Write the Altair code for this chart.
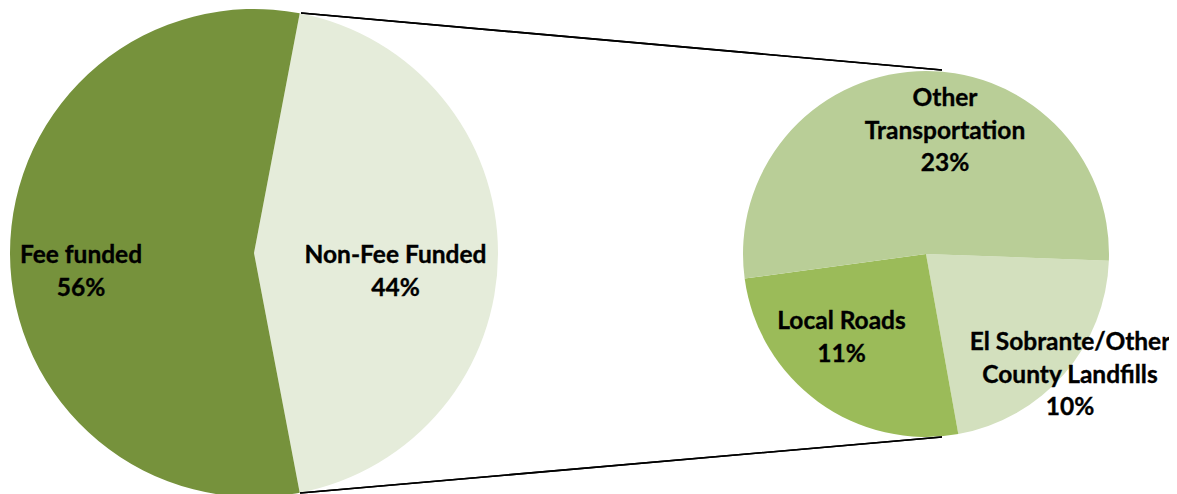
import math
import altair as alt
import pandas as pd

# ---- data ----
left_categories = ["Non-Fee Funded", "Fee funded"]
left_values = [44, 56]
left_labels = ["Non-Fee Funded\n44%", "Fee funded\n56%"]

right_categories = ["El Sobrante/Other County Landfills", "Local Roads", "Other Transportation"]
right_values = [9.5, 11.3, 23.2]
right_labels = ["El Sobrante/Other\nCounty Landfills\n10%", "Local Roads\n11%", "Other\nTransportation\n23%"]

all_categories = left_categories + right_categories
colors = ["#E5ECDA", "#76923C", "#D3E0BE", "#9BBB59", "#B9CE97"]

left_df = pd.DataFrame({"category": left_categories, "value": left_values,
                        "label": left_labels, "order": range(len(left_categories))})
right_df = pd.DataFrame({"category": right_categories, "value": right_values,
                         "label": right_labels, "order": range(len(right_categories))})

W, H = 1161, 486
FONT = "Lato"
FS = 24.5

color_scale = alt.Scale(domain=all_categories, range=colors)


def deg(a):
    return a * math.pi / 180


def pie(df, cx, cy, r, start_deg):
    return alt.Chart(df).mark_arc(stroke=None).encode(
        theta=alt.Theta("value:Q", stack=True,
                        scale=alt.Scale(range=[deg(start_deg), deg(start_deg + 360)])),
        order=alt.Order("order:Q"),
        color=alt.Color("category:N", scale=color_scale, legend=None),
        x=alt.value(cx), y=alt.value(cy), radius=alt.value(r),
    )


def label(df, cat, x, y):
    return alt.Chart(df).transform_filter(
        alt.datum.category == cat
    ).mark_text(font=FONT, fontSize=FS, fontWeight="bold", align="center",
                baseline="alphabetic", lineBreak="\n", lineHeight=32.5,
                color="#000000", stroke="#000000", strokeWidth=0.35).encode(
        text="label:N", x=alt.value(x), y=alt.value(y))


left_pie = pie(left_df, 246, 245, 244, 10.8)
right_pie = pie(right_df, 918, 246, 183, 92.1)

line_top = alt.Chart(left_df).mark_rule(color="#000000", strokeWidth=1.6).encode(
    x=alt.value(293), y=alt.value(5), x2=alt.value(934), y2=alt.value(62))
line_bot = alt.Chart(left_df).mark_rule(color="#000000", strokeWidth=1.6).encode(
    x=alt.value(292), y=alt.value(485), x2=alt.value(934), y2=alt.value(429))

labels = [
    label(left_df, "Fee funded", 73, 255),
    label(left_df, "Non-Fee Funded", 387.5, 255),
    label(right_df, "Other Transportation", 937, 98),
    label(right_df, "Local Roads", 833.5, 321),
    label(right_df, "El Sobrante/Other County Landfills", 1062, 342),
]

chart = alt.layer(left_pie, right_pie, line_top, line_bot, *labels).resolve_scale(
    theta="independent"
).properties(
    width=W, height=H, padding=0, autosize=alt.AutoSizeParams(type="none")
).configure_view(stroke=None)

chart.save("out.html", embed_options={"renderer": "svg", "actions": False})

━━━━━━

Leave out the pictures and print every line of the data exactly.

Write the Altair code for this chart.
import math
import altair as alt
import pandas as pd

# ---- data ----
left_categories = ["Non-Fee Funded", "Fee funded"]
left_values = [44, 56]
left_labels = ["Non-Fee Funded\n44%", "Fee funded\n56%"]

right_categories = ["El Sobrante/Other County Landfills", "Local Roads", "Other Transportation"]
right_values = [9.5, 11.3, 23.2]
right_labels = ["El Sobrante/Other\nCounty Landfills\n10%", "Local Roads\n11%", "Other\nTransportation\n23%"]

all_categories = left_categories + right_categories
colors = ["#E5ECDA", "#76923C", "#D3E0BE", "#9BBB59", "#B9CE97"]

left_df = pd.DataFrame({"category": left_categories, "value": left_values,
                        "label": left_labels, "order": range(len(left_categories))})
right_df = pd.DataFrame({"category": right_categories, "value": right_values,
                         "label": right_labels, "order": range(len(right_categories))})

W, H = 1161, 486
FONT = "Lato"
FS = 24.5

color_scale = alt.Scale(domain=all_categories, range=colors)


def deg(a):
    return a * math.pi / 180


def pie(df, cx, cy, r, start_deg):
    return alt.Chart(df).mark_arc(stroke=None).encode(
        theta=alt.Theta("value:Q", stack=True,
                        scale=alt.Scale(range=[deg(start_deg), deg(start_deg + 360)])),
        order=alt.Order("order:Q"),
        color=alt.Color("category:N", scale=color_scale, legend=None),
        x=alt.value(cx), y=alt.value(cy), radius=alt.value(r),
    )


def label(df, cat, x, y):
    return alt.Chart(df).transform_filter(
        alt.datum.category == cat
    ).mark_text(font=FONT, fontSize=FS, fontWeight="bold", align="center",
                baseline="alphabetic", lineBreak="\n", lineHeight=32.5,
                color="#000000", stroke="#000000", strokeWidth=0.35).encode(
        text="label:N", x=alt.value(x), y=alt.value(y))


left_pie = pie(left_df, 246, 245, 244, 10.8)
right_pie = pie(right_df, 918, 246, 183, 92.1)

line_top = alt.Chart(left_df).mark_rule(color="#000000", strokeWidth=1.6).encode(
    x=alt.value(293), y=alt.value(5), x2=alt.value(934), y2=alt.value(62))
line_bot = alt.Chart(left_df).mark_rule(color="#000000", strokeWidth=1.6).encode(
    x=alt.value(292), y=alt.value(485), x2=alt.value(934), y2=alt.value(429))

labels = [
    label(left_df, "Fee funded", 73, 255),
    label(left_df, "Non-Fee Funded", 387.5, 255),
    label(right_df, "Other Transportation", 937, 98),
    label(right_df, "Local Roads", 833.5, 321),
    label(right_df, "El Sobrante/Other County Landfills", 1062, 342),
]

chart = alt.layer(left_pie, right_pie, line_top, line_bot, *labels).resolve_scale(
    theta="independent"
).properties(
    width=W, height=H, padding=0, autosize=alt.AutoSizeParams(type="none")
).configure_view(stroke=None)

chart.save("out.html", embed_options={"renderer": "svg", "actions": False})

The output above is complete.